Larson has written several bestsellers on eclectic topics over the past 15 years. He tackled a serial killer at the 1893 World’s Fair in Chicago in The Devil in the White City; a catastrophic hurricane in Galveston in 1900 in Isaac’s Storm; and, mostly recently, a chilling account of pre-World War II Nazi Germany with In the Garden of Beasts. Dead Wake follows Larson’s successful script of painstaking research, extensive and absorbing detail, and, most of all, suspenseful storytelling.

The facts are straightforward. The pride of the Cunard Line — a swift “greyhound” — set sail from New York on May 1, 1915, for a trans-Atlantic crossing with nearly 2,000 passengers, including 159 Americans. The war had been under way for nine months. Although the United States was a neutral country, Britain was the most prominent adversary of Germany, which was aggressively using U-boats to disrupt shipping. The Lusitania was struck by a torpedo while steaming through the Irish Sea; it sank in 18 minutes. More than 60 percent of its passengers perished.

Larson brings this story to life, turning an historical event into a page-turning thriller. He does this with masterful character development and an alternating chronological presentation of what took place during those last six days on the luxury liner and the submarine that lay in wait for it.  

The most intense character studies are those of the aloof but able Captain William Thomas Turner of the Lusitania and the equally professional captain of the German U-20, Walther Schwieger, who had few qualms about attacking civilians. Their actions — coupled with a certain degree of luck and perhaps fate — were responsible for what became the most tragic maritime disaster since the Titanic three years earlier and one of the most notable of the 20th century.

The book is replete with other rich characters, mostly passengers on the doomed ship. One of the most interesting is the Boston book dealer Charles Lauriat, who brought aboard a rare copy of A Christmas Carol by Charles Dickens and drawings by novelist William Makepeace Thackeray. Another featured personality is Theodate Pope, a feminist, architect, and spiritualist. Both survived.

Among the strengths that Larson exhibits in recounting lesser-known figures is his ability to draw comparisons with well-known people. There is Dudley Field Malone, the New York collector of customs, who “was said to be a dead ringer for Winston Churchill.” One German naval leader is described as a doppelganger for the actor Peter Lorre, and — sure enough — photos confirm it.

Churchill, who was First Lord of the Admiralty at the time, also appears in the book. He comes across as himself: shrewd, demanding, controlling, and secretive. This was, of course, one war removed from his greatest achievement of rallying Britain to victory.

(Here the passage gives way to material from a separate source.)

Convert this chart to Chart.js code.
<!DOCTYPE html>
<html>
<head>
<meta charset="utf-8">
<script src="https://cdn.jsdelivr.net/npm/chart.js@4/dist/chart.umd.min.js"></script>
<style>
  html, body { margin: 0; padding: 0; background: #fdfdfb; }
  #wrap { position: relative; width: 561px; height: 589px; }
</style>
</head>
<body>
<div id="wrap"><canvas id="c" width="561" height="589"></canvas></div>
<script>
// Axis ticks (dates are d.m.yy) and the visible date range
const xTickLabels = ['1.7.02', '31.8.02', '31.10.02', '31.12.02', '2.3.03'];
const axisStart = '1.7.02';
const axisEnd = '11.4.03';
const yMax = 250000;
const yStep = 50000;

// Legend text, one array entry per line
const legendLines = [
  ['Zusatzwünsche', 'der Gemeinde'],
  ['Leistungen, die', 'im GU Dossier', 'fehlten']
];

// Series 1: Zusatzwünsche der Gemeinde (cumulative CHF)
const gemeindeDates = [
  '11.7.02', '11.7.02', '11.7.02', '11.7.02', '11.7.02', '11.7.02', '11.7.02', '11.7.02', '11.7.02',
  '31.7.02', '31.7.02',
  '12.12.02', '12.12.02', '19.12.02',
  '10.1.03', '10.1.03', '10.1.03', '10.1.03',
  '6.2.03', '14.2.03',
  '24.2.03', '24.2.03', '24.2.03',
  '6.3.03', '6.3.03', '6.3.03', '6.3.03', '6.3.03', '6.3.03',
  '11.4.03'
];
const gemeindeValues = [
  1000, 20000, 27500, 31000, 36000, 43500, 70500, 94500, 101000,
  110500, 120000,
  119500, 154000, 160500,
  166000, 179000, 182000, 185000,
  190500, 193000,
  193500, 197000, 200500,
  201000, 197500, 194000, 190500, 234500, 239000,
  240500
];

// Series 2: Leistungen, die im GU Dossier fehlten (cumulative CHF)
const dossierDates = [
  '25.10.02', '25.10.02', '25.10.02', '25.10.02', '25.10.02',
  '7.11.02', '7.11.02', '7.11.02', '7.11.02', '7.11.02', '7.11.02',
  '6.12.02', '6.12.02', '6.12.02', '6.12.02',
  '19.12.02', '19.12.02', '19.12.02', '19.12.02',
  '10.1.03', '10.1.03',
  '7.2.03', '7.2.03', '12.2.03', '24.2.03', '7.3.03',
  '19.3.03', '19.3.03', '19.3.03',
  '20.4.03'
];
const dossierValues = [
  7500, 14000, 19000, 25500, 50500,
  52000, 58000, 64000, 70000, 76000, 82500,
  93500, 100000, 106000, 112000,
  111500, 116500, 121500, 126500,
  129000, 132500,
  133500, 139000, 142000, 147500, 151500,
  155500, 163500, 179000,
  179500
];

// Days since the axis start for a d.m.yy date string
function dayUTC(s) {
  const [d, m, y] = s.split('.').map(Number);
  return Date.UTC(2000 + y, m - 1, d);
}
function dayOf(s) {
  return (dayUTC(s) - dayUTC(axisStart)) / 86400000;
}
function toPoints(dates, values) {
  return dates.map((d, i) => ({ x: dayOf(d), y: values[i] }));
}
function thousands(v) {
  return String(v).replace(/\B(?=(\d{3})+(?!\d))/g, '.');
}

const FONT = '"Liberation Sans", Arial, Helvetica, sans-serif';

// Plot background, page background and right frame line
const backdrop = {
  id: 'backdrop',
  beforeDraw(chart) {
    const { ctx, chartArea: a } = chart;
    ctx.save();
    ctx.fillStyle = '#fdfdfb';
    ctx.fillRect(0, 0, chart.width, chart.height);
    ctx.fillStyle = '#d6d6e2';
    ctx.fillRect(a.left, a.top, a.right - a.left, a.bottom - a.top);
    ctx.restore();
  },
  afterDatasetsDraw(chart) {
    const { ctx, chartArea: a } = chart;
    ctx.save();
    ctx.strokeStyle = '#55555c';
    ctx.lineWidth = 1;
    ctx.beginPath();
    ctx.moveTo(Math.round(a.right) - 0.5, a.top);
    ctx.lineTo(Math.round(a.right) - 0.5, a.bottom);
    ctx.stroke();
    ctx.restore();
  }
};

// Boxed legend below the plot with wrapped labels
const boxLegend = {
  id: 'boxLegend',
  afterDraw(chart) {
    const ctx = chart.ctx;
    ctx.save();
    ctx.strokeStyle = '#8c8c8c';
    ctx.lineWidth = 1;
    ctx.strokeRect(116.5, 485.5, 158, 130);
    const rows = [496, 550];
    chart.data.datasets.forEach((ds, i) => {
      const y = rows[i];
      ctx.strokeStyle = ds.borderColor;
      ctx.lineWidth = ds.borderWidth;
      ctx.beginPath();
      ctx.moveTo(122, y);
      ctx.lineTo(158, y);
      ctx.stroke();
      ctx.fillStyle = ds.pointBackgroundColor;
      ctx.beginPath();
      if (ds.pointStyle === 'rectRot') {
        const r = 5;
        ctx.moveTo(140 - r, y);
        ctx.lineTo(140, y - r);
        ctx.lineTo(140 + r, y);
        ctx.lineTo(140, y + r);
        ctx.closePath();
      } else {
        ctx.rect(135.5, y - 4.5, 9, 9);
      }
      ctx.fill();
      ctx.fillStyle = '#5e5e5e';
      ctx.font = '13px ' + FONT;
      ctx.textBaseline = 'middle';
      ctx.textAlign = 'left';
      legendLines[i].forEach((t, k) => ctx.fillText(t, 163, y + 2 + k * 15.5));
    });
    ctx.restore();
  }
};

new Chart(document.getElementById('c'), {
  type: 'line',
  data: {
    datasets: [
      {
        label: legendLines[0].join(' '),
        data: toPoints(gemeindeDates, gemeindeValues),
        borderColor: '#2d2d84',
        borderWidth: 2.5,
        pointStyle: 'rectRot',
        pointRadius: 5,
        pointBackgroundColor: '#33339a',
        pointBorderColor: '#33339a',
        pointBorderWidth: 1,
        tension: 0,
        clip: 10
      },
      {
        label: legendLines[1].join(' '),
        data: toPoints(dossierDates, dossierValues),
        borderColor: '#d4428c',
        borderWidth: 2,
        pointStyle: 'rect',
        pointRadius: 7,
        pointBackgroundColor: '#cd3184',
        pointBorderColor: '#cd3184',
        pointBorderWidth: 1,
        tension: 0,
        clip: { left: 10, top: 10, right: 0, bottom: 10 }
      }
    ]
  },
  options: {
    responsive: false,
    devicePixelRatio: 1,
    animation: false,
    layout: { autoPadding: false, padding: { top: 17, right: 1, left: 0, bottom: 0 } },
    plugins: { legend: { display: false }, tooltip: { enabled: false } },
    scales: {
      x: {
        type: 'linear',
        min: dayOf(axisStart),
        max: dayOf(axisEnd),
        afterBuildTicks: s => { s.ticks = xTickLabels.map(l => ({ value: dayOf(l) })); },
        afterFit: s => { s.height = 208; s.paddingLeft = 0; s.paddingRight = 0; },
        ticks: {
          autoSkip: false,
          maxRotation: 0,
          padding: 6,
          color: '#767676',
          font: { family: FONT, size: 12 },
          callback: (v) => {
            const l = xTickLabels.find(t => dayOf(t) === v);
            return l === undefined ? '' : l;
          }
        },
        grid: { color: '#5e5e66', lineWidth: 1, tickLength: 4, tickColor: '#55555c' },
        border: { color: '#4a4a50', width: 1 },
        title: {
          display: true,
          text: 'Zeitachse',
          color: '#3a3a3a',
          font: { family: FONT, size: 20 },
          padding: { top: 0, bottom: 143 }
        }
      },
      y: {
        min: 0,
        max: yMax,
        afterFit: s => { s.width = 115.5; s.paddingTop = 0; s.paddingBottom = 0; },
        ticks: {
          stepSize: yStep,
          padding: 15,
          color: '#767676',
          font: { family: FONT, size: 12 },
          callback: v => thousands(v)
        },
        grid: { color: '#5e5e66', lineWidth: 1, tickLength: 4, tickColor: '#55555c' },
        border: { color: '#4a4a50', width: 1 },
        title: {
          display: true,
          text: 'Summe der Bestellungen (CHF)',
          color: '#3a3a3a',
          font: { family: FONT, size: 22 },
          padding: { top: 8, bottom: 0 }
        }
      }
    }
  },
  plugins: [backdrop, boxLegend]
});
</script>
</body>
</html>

A world leader who features more prominently is President Woodrow Wilson. But this is a commander-in-chief distracted by the death of his first wife and ardent courtship of his second, Edith Bolling Galt, a Washington, DC, widow. Wilson, although upset about the sinking of the Lusitania and the resulting deaths of 123 Americans, worked to avoid the United States’ engagement in the war for another two years.

An important backstory presented by Larson is the existence of a secret British code-breaking office, Room 40. The British were tracking the movements of the U-20 and were aware of the position of the Lusitania, but did nothing to alert or protect the liner for fear of revealing their work.  

Larson also shows how the Lusitania was unprepared for an attack, despite advance public warning from the Germans themselves that it could be a target. There were no lifeboat drills for passengers, for example, and many died because they did not know how to properly wear a life jacket.

Dead Wake deals with an event forever bound to a great war, but the story Larson weaves is a gripping narrative of a diverse group of people, how they lived and how they died. He leaves us with the feeling that this tragedy might have been mitigated or maybe even avoided.

Joseph A. Esposito is a former Deputy Under Secretary for International Affairs at the U.S. Department of Education and has taught history at three colleges. He is currently working on a book, The Dinner of the Century: President and Mrs. Kennedy Host America’s Greatest Intellectuals, dealing with the dinner for Nobel laureates and others at the White House in 1962.